Greek islands: Kea, ancient Carthea The trip to the beach at
Mikres Poles and Ancient Karthea is not for the faint hearted. But I am not the most enthusiastic hiker on the planet and I did it so you can too. The journey begins just beyond the village of Agios Nikolaos where you park your car and begin the walk through the ravine that eventually leads you to a small white church and two fantastic beaches. In between are the ruins of the ancient city. But getting there is one thing. Getting back is another because as an student of physics knows what goes down must go up and the walk down which takes an hour and a half is a breeze compared to the journey back. The sea can be pretty rough during the periods when there are northeast winds, so choose your day carefully. Any islander can tell you when any beach will have calm seas. In the ruins of ancient Karthea are the remains of a temple to Athena and another temple that was dedicated to Apollo. You can still see the fortified walls and the ancient gates. There are the ruins of an ancient theater of which 20 rows of seats have been exposed. The second beach you come to is called Megales Poles and it is from here that the ancient road to Ioulis, fragments of which still exist, began. I have snorkeled here and it almost seems like the gigantic stones that lay just beneath the surface are parts of docks or submerged buildings from the ancient city. For all I know they may be.

Greek islands: Kea Orchos beach The beach at Orchos has no tavernas and because of the length of the terrifying road you have to travel on to reach it, is usually empty of people but if you have a jeep, a motorbike that is already beaten up or money for a round-trip taxi ride, the beach is well worth the visit, especially if you are looking for that perfect secluded and romantic beach that many people have in mind when they come to Greece. Of course there is a small possibility that when you get there you will find other like-minded people there, but chances are that unless it is the weekend or August you should have the place to yourself for a good portion of the day. Make sure you bring a couple bottles of water and something to eat. If you have a mask and snorkle and flippers be sure to bring them with you because these are the clear blue waters you have been dreaming about when you began planning your trip to Greece. There are also straw umbrellas on the beach and several trees so you can get out of the sun. There are a few houses that have been built as summer residences on the beach itself and along the way. Two people on a small motorbike (papaki) can actually make down here though plan on using your brakes a lot. The problem is that only one of you may be able to make it back because certain spots are pretty steep so best plan on one papaki per person.

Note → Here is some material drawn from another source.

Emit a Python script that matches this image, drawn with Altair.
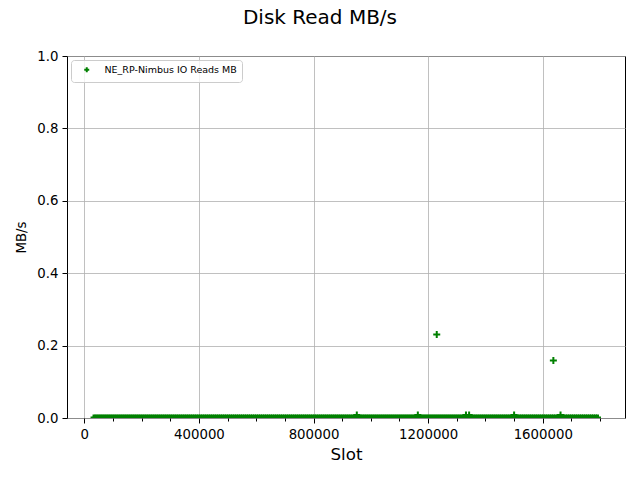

Greek islands, Kea, beaches There are many more small beaches on the island, most of which can only be reached by footpath, by jeep or by boat but so many of the roads have now been paved that beaches like Spathi and Sikaminia which were known only to the locals are being visited on weekends by the Athenians. Go on the weekdays and chances are good you can spened most of the dat alone. The Guidebook called Kea: History-Sightseeing has a map with roads and footpaths and instructions on how to find these beaches and other interesting places in the interior of the island. As I mentioned before on the Korissia page, the beach at Gialiaskari is reachable by bus and you can get to most of the other beaches by bus or taxi as long as they have roads leading to them. When the wind is blowing your best bet is Gialiaskari or Korissia since they are in the bay, but depending upon which way it blows you can always find calm water somewhere on the island except on those ultra-rare occasions when the wind is blowing from all directions at once. The beach in Korissia is a little funky being a port but it is certainly convenient and many people do swim here. If you want a little privacy you can walk along the coast in the direction of Voukari and swim off the rocks in the bay. If you have come on a boat take a day or so to explore the coast and you can get to many beaches that nobody on land can reach and you are certain to have all the privacy you want (except on weekends in August when you may not find a parking space.)